Wells Fargo & Co. raised its quarterly dividend 10 cents to 22 cents, and said its capital plan also calls for more share buybacks in the next two years. U.S. Bancorp announced a 56-per-cent hike to its dividend, and American Express unveiled plans to boost its payout by 11 per cent. Both also announced planned share buybacks.

"This is really the first positive sign that the banks are back," said Gerard Cassidy, a banking analyst with Royal Bank of Canada's investment arm in the United States. "It's been four and a half years basically since the U.S. banks have had some real good news."

The move by JPMorgan helped push the Dow Jones industrial average up 1.68 per cent to 13,177.68, the highest closing value for the benchmark index since late 2007.

It added to a more optimistic mood, along with a separate analysis by the Federal Reserve earlier in the day that showed the central bank more optimistic on the economic outlook.

Bank of New York Mellon had the highest tier-one common capital ratio of 13.1 per cent, followed by State Street Corp. at 12.5 per cent. Other lenders to pass the stress test included American Express, with a ratio of 10.8 per cent, and Bank of America at 6.2 per cent.

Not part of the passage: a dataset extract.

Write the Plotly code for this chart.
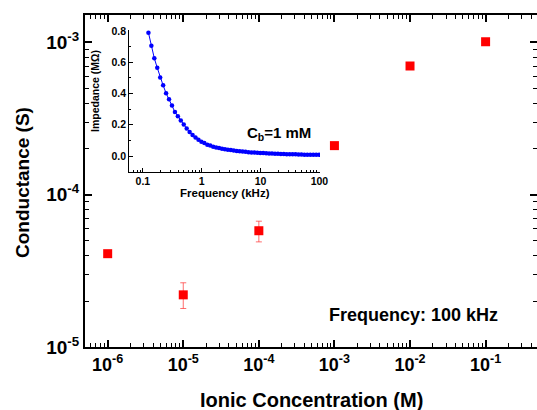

The stress tests looked at how 19 financial institutions planned to manage capital over the next nine quarters, and subjected their plans to hypothetical scenarios involving a deep recession to see whether their balance sheets could withstand the pressure. Among those scenarios was a hypothetical drop in housing prices by more than 20 per cent and a rise in unemployment to 13 per cent.

The stress tests called for a minimum ratio of tier-one common equity of 5 per cent to be maintained. Tier-one common equity is considered to be the most liquid assets that can offset a bank's lending operations in a crisis.

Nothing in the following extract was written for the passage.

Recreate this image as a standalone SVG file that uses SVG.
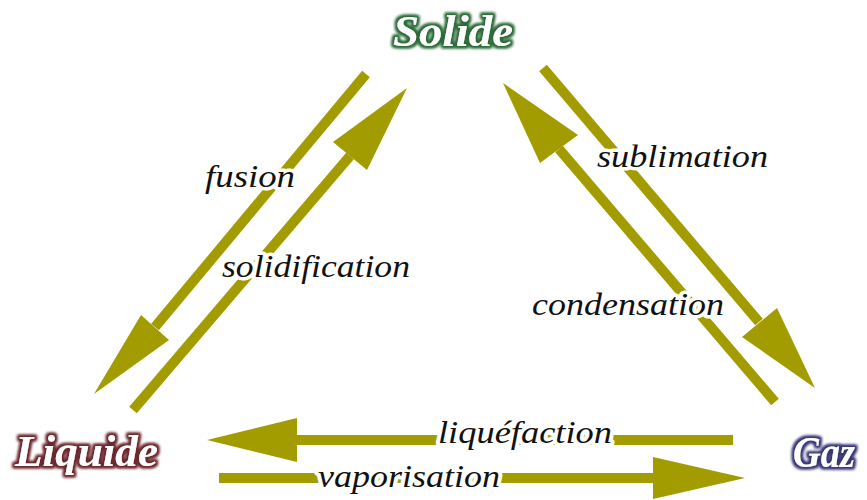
<svg xmlns="http://www.w3.org/2000/svg" width="867" height="500" viewBox="0 0 867 500">
<style>
.shaft{stroke:#a29c00;stroke-width:10;fill:none;stroke-linecap:butt}
.head{fill:#a29c00;stroke:none}
.lbl{font-family:"Liberation Serif","Times New Roman",serif;font-style:italic;font-size:31px;fill:#111111;stroke:#ffffff;stroke-width:7;stroke-linejoin:round;paint-order:stroke}
.node{font-family:"Liberation Serif","Times New Roman",serif;font-style:italic;font-weight:bold;font-size:45px;fill:#ffffff}
</style>
<defs>
<filter id="glowS" x="-20%" y="-50%" width="140%" height="200%">
<feMorphology in="SourceAlpha" operator="dilate" radius="2.2" result="d"/>
<feGaussianBlur in="d" stdDeviation="1.5" result="b"/>
<feFlood flood-color="#2c6c38"/>
<feComposite in2="b" operator="in" result="g"/>
<feMerge><feMergeNode in="g"/><feMergeNode in="g"/><feMergeNode in="SourceGraphic"/></feMerge>
</filter>
<filter id="glowL" x="-20%" y="-50%" width="140%" height="200%">
<feMorphology in="SourceAlpha" operator="dilate" radius="2.2" result="d"/>
<feGaussianBlur in="d" stdDeviation="1.5" result="b"/>
<feFlood flood-color="#6c282e"/>
<feComposite in2="b" operator="in" result="g"/>
<feMerge><feMergeNode in="g"/><feMergeNode in="g"/><feMergeNode in="SourceGraphic"/></feMerge>
</filter>
<filter id="glowG" x="-20%" y="-50%" width="140%" height="200%">
<feMorphology in="SourceAlpha" operator="dilate" radius="2.2" result="d"/>
<feGaussianBlur in="d" stdDeviation="1.5" result="b"/>
<feFlood flood-color="#3a3776"/>
<feComposite in2="b" operator="in" result="g"/>
<feMerge><feMergeNode in="g"/><feMergeNode in="g"/><feMergeNode in="SourceGraphic"/></feMerge>
</filter>
</defs>
<rect width="867" height="500" fill="#ffffff"/>
<g id="connectors">
<g id="fusion">
<line class="shaft" x1="366" y1="74" x2="155" y2="327"/>
<polygon class="head" points="94,394 141,315 169,340"/>
<text class="lbl" x="205" y="187" textLength="90" lengthAdjust="spacingAndGlyphs">fusion</text>
</g>
<g id="solidification">
<line class="shaft" x1="133" y1="410" x2="350" y2="156"/>
<polygon class="head" points="407,88 333,142 367,170"/>
<text class="lbl" x="222" y="277" textLength="188" lengthAdjust="spacingAndGlyphs">solidification</text>
</g>
<g id="sublimation">
<line class="shaft" x1="543" y1="68" x2="759" y2="322"/>
<polygon class="head" points="815,388 742,337 777,308"/>
<text class="lbl" x="597" y="167" textLength="171" lengthAdjust="spacingAndGlyphs">sublimation</text>
</g>
<g id="condensation">
<line class="shaft" x1="775" y1="402" x2="559" y2="149"/>
<polygon class="head" points="503,83 540,163 578,135"/>
<text class="lbl" x="532" y="315" textLength="192" lengthAdjust="spacingAndGlyphs">condensation</text>
</g>
<g id="liquefaction">
<line class="shaft" x1="733" y1="440" x2="296" y2="440"/>
<polygon class="head" points="207,440 297,418 297,462"/>
<text class="lbl" x="438" y="443" textLength="174" lengthAdjust="spacingAndGlyphs">liquéfaction</text>
</g>
<g id="vaporisation">
<line class="shaft" x1="219" y1="478" x2="654" y2="478"/>
<polygon class="head" points="745,478 653,457 653,499"/>
<text class="lbl" x="318" y="487" textLength="182" lengthAdjust="spacingAndGlyphs">vaporisation</text>
</g>
</g>
<g id="node-solide">
<text class="node" x="393" y="46" textLength="120" lengthAdjust="spacingAndGlyphs" filter="url(#glowS)">Solide</text>
</g>
<g id="node-liquide">
<text class="node" x="15" y="466" textLength="143" lengthAdjust="spacingAndGlyphs" filter="url(#glowL)">Liquide</text>
</g>
<g id="node-gaz">
<text class="node" x="793" y="467" textLength="62" lengthAdjust="spacingAndGlyphs" filter="url(#glowG)">Gaz</text>
</g>
</svg>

While large banks such as JPMorgan and Wells Fargo were among those that exceeded the minimum requirements, even with plans to increase dividends and share buybacks factored in, four financial institutions didn't meet that threshold.

Capital plans submitted by Citigroup Inc., Ally Financial, SunTrust and MetLife Inc. did not meet the 5 per cent threshold, meaning if they pursued planned dividend increases and share buybacks under the stress scenario, their ratios would have fallen below that level. Ally Financial was the lowest at 2.5 per cent, while Citigroup was 4.9 per cent and SunTrust Banks was 4.8 per cent.

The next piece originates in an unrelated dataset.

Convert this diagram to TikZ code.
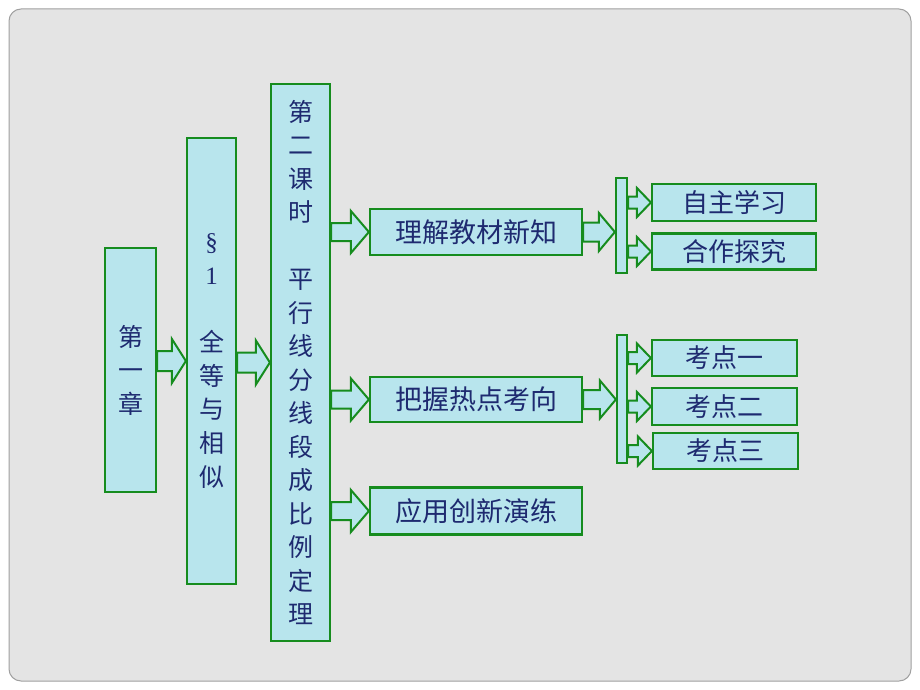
\documentclass[tikz,border=0pt]{standalone}
\usepackage{fontspec}
\usetikzlibrary{calc}
\newfontfamily\cjk{Noto Sans CJK SC}
\newfontfamily\serifl{Liberation Serif}
\definecolor{bgg}{RGB}{228,228,228}
\definecolor{frameg}{RGB}{160,160,160}
\definecolor{boxfill}{RGB}{184,229,237}
\definecolor{boxline}{RGB}{22,140,30}
\definecolor{txt}{RGB}{30,42,112}
\tikzset{
  box/.style={draw=boxline, line width=2.2pt, fill=boxfill, inner sep=0pt, text=txt, align=center, font=\cjk},
  arr/.style={draw=boxline, line width=2pt, fill=boxfill, line join=miter},
}
% block arrow: from node #1 east to node #2 west, at height of #3, shaft half #4, head half #5, head length #6
\newcommand\barrow[6]{%
  \draw[arr] let \p1=(#1.east), \p2=(#2.west), \p3=(#3) in
    (\x1,\y3+#4) -- (\x2-#6,\y3+#4) -- (\x2-#6,\y3+#5) -- (\x2,\y3) --
    (\x2-#6,\y3-#5) -- (\x2-#6,\y3-#4) -- (\x1,\y3-#4) -- cycle;}
\begin{document}
\begin{tikzpicture}[x=1pt,y=-1pt]
\useasboundingbox (0,0) rectangle (920,690);
\fill[white] (0,0) rectangle (920,690);
\draw[frameg, fill=bgg, line width=1pt, rounded corners=12pt] (9,9) rectangle (911,681);

% level 0/1 vertical boxes
\node[box, minimum width=51, minimum height=244, font=\cjk\fontsize{25}{33.5}\selectfont] (a) at (130.5,370) {第\\一\\章};
\node[box, minimum width=49, minimum height=446, font=\cjk\fontsize{25}{33.6}\selectfont] (b) at (211.5,361) {{\serifl §}\\{\serifl 1}\\[33.6pt]全\\等\\与\\相\\似};
\node[box, minimum width=59, minimum height=557, font=\cjk\fontsize{25}{33.5}\selectfont] (c) at (300.5,362.5) {第\\二\\课\\时\\[33.5pt]平\\行\\线\\分\\线\\段\\成\\比\\例\\定\\理};

% level 2
\node[box, minimum width=212, minimum height=46, font=\cjk\fontsize{27}{30}\selectfont] (l1) at (476,232) {理解教材新知};
\node[box, minimum width=212, minimum height=45, font=\cjk\fontsize{27}{30}\selectfont] (l2) at (476,399.5) {把握热点考向};
\node[box, minimum width=212, minimum height=47, font=\cjk\fontsize{27}{30}\selectfont] (l3) at (476,511) {应用创新演练};

% bars
\node[box, minimum width=11, minimum height=95] (bar1) at (621.5,225.5) {};
\node[box, minimum width=10, minimum height=128] (bar2) at (622,399) {};

% level 3
\node[box, minimum width=164, minimum height=37, font=\cjk\fontsize{26}{28}\selectfont] (m1) at (734,202.5) {自主学习};
\node[box, minimum width=164, minimum height=36, font=\cjk\fontsize{26}{28}\selectfont] (m2) at (734,251.5) {合作探究};
\node[box, minimum width=145, minimum height=36, font=\cjk\fontsize{26}{28}\selectfont] (k1) at (724.5,358) {考点一};
\node[box, minimum width=145, minimum height=37, font=\cjk\fontsize{26}{28}\selectfont] (k2) at (724.5,406.5) {考点二};
\node[box, minimum width=145, minimum height=36, font=\cjk\fontsize{26}{28}\selectfont] (k3) at (725.5,451) {考点三};

% arrows
\barrow{a}{b}{b.west}{10}{22}{14}
\barrow{b}{c}{c.west}{10}{22}{14}
\barrow{c}{l1}{l1.west}{9}{21}{18}
\barrow{c}{l2}{l2.west}{9}{21}{18}
\barrow{c}{l3}{l3.west}{9}{21}{18}
\barrow{l1}{bar1}{l1.east}{9.5}{19}{16}
\barrow{l2}{bar2}{l2.east}{9.5}{19}{16}
\barrow{bar1}{m1}{m1.west}{6}{14.5}{14}
\barrow{bar1}{m2}{m2.west}{6}{14.5}{14}
\barrow{bar2}{k1}{k1.west}{6}{14.5}{14}
\barrow{bar2}{k2}{k2.west}{6}{14.5}{14}
\barrow{bar2}{k3}{k3.west}{6}{14.5}{14}
\end{tikzpicture}
\end{document}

Those banks will now be forced to go back to the drawing board to come up with revised capital plans to be submitted to the Fed.

"Projections are based on a hypothetical, severely adverse macroeconomic and financial market scenario developed by the Federal Reserve, featuring a deep recession in the United States," the Fed said in its report.

"The purpose of requiring [banks]to develop and maintain these capital plans is to ensure that the institutions have robust, forward-looking capital planning processes that account for their unique risks and that the institutions have sufficient capital to continue operations throughout times of economic and financial market stress."

The official results of these stress tests weren't supposed to be made public until later this week, but several of the reports began to leak on Wall Street after banks were informed of their individual performances Tuesday afternoon.

Investors have been pushing for increases in quarterly dividends to pre-crisis levels, and for a return to share buybacks, which were also put on hold as a condition of the U.S. government bailouts of the banking sector after the 2008 banking crisis.

"We are pleased to be in a position to increase our dividend and to establish a new equity repurchase program," JPMorgan chief executive officer Jamie Dimon said in a statement. "We expect to generate significant capital and deploy that capita to the benefit of our shareholders."

Citigroup said its capital is among the strongest in the world, and it plans to discuss the Fed's model with the central bank.

The fourth financial institution to miss the grade was insurance giant MetLife Inc. The largest U.S. life insurer fell short of the Fed's standard regarding risk-based capital, a subcategory of the overall stress test. MetLife had 6 per cent, while the Fed requires 8 per cent.

"We are extremely disappointed," MetLife CEO Steven Kadarian said in a statement, saying that the methodology is a better way of judging bank capital than for an insurance company.